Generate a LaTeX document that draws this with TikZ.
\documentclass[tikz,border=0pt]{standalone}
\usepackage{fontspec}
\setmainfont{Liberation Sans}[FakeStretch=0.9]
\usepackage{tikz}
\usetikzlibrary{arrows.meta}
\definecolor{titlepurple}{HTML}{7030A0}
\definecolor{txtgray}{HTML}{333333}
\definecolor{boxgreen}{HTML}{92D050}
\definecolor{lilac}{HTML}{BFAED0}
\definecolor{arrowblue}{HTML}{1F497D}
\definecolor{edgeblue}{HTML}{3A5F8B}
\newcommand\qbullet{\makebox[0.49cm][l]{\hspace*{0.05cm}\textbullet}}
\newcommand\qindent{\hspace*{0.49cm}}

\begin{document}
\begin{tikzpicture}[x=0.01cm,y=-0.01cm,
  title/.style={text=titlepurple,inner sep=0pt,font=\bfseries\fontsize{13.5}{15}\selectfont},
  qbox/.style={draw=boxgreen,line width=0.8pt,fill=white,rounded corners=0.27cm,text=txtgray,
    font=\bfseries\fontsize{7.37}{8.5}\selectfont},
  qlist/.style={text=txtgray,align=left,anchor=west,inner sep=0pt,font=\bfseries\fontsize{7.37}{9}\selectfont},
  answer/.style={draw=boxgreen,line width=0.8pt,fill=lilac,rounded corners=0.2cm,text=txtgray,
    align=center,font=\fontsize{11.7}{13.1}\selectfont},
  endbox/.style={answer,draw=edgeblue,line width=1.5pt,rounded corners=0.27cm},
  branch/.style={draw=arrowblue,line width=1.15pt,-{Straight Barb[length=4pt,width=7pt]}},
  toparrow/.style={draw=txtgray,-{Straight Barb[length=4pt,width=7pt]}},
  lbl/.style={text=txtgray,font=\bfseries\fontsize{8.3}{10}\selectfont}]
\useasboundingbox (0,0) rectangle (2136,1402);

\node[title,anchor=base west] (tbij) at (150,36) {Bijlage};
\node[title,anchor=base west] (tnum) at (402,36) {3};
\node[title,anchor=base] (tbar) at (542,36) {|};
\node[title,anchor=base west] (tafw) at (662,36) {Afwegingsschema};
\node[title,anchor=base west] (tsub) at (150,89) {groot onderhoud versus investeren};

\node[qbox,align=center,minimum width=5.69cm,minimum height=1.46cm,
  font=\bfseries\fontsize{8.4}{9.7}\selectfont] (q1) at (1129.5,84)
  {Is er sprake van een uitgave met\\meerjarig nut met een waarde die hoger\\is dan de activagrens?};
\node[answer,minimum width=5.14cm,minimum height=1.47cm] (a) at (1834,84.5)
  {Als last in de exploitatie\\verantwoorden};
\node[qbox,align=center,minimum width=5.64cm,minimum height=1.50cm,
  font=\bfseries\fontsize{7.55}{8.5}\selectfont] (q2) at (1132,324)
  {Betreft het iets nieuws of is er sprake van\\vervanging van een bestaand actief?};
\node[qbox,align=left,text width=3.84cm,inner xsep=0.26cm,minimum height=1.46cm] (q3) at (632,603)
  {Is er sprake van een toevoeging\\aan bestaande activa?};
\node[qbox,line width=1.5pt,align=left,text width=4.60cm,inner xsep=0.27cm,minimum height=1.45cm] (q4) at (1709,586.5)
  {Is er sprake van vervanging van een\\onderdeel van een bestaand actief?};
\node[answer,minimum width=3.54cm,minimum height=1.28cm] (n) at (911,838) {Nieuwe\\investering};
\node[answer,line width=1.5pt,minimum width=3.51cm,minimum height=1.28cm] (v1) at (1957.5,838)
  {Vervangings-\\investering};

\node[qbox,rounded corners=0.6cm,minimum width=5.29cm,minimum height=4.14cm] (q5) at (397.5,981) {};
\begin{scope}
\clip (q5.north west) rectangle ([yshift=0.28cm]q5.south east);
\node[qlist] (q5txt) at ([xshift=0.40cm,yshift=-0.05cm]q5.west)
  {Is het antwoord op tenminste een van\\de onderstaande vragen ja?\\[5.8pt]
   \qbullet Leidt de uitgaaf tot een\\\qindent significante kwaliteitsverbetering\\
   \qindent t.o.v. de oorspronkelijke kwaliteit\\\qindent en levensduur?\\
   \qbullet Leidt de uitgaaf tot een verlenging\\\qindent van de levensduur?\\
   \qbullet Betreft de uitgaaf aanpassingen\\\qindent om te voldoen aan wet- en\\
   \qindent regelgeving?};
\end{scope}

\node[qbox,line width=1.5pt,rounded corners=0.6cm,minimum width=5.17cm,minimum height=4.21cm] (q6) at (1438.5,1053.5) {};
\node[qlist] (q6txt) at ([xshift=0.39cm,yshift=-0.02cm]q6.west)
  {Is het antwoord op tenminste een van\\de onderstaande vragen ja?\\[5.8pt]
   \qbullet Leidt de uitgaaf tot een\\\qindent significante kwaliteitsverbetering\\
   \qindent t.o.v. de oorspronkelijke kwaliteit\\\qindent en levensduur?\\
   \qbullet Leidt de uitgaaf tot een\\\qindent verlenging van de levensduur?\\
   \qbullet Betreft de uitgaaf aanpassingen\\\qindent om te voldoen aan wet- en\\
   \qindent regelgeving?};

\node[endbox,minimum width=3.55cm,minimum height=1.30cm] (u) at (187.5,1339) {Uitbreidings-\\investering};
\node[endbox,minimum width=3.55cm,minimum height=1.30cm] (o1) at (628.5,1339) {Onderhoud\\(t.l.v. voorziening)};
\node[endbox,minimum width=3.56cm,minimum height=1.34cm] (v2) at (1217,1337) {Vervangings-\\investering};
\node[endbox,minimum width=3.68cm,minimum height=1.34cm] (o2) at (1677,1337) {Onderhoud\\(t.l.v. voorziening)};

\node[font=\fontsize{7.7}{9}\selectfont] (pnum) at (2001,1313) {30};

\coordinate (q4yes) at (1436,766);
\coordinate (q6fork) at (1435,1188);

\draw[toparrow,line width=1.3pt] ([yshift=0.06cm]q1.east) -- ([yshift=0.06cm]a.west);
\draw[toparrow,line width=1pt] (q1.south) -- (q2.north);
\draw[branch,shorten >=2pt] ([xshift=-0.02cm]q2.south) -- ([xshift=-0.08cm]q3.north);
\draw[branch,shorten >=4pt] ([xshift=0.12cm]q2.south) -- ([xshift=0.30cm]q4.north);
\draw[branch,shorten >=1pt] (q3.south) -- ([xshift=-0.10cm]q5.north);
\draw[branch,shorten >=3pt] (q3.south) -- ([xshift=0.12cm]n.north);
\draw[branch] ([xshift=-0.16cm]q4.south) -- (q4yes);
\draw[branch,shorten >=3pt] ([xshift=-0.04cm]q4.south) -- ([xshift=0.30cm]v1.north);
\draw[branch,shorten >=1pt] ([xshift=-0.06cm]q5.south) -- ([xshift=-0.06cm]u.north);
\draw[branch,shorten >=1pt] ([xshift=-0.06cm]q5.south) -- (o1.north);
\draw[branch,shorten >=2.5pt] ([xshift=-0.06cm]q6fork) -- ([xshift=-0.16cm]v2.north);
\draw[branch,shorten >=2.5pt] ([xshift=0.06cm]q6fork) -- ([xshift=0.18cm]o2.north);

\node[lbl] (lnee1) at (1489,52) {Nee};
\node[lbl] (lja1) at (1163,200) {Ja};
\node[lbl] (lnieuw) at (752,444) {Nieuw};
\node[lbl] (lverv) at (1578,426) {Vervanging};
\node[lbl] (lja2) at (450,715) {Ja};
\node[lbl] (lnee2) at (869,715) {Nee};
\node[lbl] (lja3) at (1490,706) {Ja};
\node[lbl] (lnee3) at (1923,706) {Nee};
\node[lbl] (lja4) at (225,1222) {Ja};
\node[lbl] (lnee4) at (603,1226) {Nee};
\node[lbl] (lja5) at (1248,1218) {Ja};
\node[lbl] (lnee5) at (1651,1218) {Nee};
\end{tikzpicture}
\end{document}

__________________________________________________

The required output is the exact run of lines from the beginning of the listing above to the line that contains "west] (tsub) at", inclusive of both.

Generate a LaTeX document that draws this with TikZ.
\documentclass[tikz,border=0pt]{standalone}
\usepackage{fontspec}
\setmainfont{Liberation Sans}[FakeStretch=0.9]
\usepackage{tikz}
\usetikzlibrary{arrows.meta}
\definecolor{titlepurple}{HTML}{7030A0}
\definecolor{txtgray}{HTML}{333333}
\definecolor{boxgreen}{HTML}{92D050}
\definecolor{lilac}{HTML}{BFAED0}
\definecolor{arrowblue}{HTML}{1F497D}
\definecolor{edgeblue}{HTML}{3A5F8B}
\newcommand\qbullet{\makebox[0.49cm][l]{\hspace*{0.05cm}\textbullet}}
\newcommand\qindent{\hspace*{0.49cm}}

\begin{document}
\begin{tikzpicture}[x=0.01cm,y=-0.01cm,
  title/.style={text=titlepurple,inner sep=0pt,font=\bfseries\fontsize{13.5}{15}\selectfont},
  qbox/.style={draw=boxgreen,line width=0.8pt,fill=white,rounded corners=0.27cm,text=txtgray,
    font=\bfseries\fontsize{7.37}{8.5}\selectfont},
  qlist/.style={text=txtgray,align=left,anchor=west,inner sep=0pt,font=\bfseries\fontsize{7.37}{9}\selectfont},
  answer/.style={draw=boxgreen,line width=0.8pt,fill=lilac,rounded corners=0.2cm,text=txtgray,
    align=center,font=\fontsize{11.7}{13.1}\selectfont},
  endbox/.style={answer,draw=edgeblue,line width=1.5pt,rounded corners=0.27cm},
  branch/.style={draw=arrowblue,line width=1.15pt,-{Straight Barb[length=4pt,width=7pt]}},
  toparrow/.style={draw=txtgray,-{Straight Barb[length=4pt,width=7pt]}},
  lbl/.style={text=txtgray,font=\bfseries\fontsize{8.3}{10}\selectfont}]
\useasboundingbox (0,0) rectangle (2136,1402);

\node[title,anchor=base west] (tbij) at (150,36) {Bijlage};
\node[title,anchor=base west] (tnum) at (402,36) {3};
\node[title,anchor=base] (tbar) at (542,36) {|};
\node[title,anchor=base west] (tafw) at (662,36) {Afwegingsschema};
\node[title,anchor=base west] (tsub) at (150,89) {groot onderhoud versus investeren};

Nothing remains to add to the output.